** begin **
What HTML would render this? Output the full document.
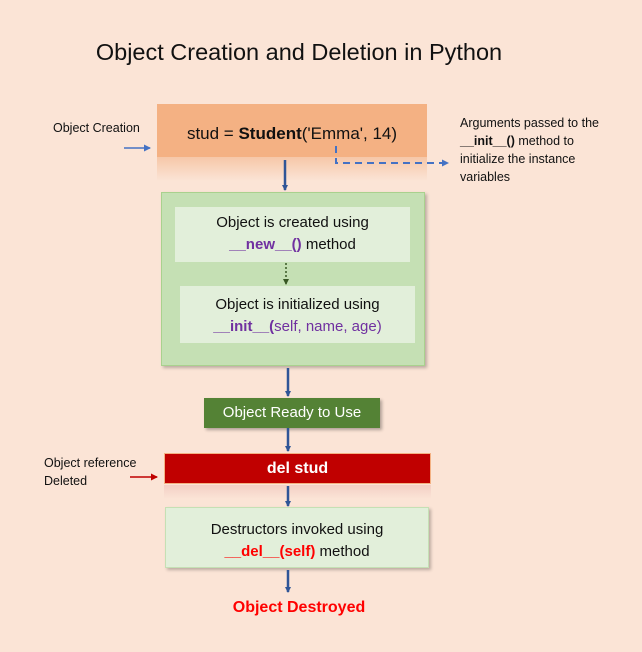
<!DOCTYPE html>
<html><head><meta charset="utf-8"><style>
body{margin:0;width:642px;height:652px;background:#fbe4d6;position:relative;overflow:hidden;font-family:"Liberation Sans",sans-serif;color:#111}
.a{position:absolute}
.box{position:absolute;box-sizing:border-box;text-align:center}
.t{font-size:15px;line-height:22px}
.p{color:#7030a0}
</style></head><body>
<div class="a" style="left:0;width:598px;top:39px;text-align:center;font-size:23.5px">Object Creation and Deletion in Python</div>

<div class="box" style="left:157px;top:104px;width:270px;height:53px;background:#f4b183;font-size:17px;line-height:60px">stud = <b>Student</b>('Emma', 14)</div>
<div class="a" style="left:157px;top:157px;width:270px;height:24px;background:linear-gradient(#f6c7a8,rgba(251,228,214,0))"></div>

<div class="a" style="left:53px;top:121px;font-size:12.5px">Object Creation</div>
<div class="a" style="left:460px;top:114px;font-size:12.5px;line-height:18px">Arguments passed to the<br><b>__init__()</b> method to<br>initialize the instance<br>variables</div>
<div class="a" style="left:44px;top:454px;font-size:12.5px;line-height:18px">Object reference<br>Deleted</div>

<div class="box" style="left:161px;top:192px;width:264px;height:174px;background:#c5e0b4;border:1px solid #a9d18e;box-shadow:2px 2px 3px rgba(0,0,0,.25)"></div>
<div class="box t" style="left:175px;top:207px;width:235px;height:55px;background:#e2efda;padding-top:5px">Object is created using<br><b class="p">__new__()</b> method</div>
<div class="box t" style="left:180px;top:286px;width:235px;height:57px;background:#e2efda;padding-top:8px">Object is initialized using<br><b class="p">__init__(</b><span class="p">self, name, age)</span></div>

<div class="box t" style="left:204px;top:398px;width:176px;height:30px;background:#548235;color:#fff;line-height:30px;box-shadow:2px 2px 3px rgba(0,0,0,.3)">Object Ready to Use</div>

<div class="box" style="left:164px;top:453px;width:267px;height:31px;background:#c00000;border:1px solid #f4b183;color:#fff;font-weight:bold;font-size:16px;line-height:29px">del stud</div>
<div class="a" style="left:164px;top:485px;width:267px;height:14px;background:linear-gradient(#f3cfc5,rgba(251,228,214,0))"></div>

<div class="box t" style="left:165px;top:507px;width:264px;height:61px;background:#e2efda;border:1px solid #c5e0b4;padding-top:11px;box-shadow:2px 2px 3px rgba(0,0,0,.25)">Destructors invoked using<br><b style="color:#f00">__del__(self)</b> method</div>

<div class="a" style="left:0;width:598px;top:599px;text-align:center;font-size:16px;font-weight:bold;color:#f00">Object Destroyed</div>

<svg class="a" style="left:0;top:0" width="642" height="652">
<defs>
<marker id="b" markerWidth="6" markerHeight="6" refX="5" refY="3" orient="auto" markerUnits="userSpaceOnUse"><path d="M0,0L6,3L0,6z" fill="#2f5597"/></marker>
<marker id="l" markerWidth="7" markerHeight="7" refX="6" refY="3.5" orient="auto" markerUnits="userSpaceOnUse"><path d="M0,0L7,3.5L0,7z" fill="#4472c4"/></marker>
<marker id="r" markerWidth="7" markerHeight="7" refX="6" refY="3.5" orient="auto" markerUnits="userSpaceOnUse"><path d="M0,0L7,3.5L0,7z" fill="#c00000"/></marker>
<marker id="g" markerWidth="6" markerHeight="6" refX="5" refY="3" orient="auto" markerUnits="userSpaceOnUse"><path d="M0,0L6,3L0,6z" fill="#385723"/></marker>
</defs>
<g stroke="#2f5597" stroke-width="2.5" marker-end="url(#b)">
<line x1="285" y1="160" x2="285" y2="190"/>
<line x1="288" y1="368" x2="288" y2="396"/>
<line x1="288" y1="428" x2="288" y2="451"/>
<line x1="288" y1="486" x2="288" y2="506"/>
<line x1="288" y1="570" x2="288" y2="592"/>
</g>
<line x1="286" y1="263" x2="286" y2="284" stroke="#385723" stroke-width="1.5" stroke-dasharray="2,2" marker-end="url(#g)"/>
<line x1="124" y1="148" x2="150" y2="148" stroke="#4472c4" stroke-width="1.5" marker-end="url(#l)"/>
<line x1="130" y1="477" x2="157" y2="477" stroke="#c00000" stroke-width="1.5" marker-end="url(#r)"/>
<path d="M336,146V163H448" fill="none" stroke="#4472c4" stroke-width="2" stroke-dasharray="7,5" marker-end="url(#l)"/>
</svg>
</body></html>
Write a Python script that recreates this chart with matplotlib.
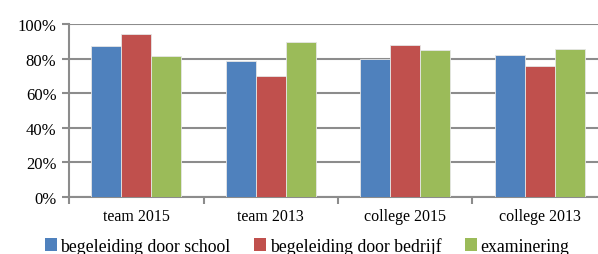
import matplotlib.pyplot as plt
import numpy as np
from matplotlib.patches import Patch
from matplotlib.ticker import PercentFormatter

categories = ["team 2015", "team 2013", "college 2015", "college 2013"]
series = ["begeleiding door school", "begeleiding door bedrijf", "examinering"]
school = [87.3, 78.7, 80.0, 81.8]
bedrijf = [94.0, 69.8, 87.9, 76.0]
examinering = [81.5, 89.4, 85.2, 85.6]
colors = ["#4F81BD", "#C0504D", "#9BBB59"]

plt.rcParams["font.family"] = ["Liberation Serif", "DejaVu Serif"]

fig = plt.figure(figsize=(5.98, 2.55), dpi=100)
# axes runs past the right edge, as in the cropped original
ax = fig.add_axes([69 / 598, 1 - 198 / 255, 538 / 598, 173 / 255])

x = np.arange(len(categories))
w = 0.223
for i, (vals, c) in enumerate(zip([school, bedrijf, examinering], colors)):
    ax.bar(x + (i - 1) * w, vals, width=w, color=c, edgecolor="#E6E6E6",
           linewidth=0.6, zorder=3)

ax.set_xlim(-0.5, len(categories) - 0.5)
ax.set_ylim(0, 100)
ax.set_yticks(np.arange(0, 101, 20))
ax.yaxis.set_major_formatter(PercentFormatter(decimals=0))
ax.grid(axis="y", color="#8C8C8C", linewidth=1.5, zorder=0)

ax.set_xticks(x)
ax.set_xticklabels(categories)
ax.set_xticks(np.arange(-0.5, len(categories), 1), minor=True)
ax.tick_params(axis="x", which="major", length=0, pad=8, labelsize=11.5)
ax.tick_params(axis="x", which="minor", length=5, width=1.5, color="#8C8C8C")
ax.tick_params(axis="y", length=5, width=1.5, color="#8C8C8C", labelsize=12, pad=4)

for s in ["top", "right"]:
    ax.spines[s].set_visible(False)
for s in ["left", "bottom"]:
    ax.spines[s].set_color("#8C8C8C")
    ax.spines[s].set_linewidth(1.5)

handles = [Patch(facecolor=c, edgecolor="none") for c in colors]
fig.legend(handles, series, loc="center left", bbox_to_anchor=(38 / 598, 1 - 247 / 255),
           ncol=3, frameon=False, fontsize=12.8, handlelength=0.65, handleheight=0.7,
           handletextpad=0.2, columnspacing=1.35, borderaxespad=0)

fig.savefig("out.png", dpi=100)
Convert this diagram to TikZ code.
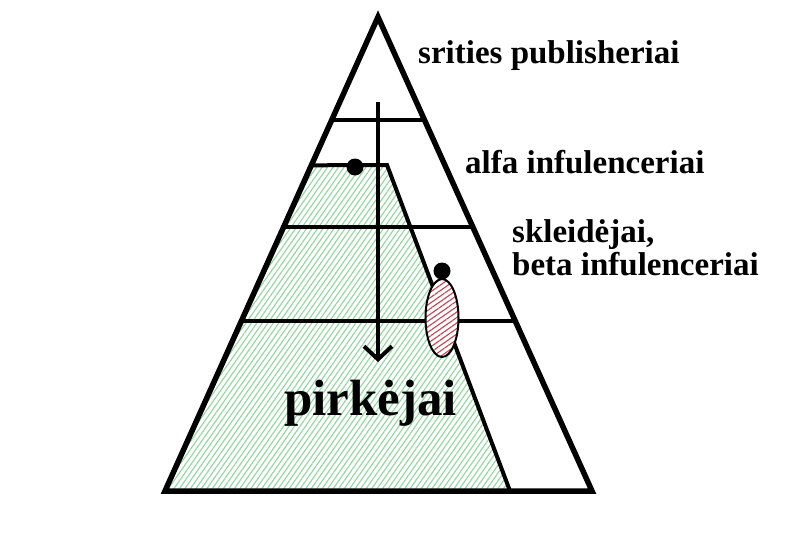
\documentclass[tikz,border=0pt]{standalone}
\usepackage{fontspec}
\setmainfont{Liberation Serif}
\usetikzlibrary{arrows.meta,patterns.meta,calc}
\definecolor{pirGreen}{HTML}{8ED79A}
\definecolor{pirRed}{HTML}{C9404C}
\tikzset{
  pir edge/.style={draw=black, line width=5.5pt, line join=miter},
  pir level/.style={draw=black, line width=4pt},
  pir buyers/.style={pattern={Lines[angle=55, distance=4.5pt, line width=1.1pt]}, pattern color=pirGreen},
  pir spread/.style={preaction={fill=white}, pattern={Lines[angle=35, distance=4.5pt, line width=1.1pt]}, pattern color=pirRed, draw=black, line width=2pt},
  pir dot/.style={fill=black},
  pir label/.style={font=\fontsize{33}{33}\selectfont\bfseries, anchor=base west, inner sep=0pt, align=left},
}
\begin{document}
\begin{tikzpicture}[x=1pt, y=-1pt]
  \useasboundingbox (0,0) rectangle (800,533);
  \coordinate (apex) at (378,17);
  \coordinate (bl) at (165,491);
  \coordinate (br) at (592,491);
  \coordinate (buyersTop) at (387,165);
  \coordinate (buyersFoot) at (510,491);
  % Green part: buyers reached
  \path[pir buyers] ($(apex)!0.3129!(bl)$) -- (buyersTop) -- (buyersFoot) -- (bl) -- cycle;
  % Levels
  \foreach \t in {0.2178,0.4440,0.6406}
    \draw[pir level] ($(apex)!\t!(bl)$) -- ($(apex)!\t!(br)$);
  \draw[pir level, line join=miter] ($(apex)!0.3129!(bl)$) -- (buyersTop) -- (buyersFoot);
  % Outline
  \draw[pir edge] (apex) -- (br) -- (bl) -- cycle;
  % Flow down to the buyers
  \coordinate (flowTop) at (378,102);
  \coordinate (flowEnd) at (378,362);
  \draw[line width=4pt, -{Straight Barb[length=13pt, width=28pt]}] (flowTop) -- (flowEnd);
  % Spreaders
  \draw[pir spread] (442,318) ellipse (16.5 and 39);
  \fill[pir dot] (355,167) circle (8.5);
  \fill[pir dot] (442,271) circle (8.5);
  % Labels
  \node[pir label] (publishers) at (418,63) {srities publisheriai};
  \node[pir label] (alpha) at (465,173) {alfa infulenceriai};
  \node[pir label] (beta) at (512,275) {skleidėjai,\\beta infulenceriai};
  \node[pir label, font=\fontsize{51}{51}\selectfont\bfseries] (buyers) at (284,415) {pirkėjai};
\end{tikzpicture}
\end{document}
** end **
◆ **DIRECTION**: Transcribe only the lines above that start at the line containing "Write a Python" and end at the line containing "from matplotlib.ticker import". Omit pictures.

◆ **REPLY TO THE EXERCISE**:
Write a Python script that recreates this chart with matplotlib.
import matplotlib.pyplot as plt
import numpy as np
from matplotlib.patches import Patch
from matplotlib.ticker import PercentFormatter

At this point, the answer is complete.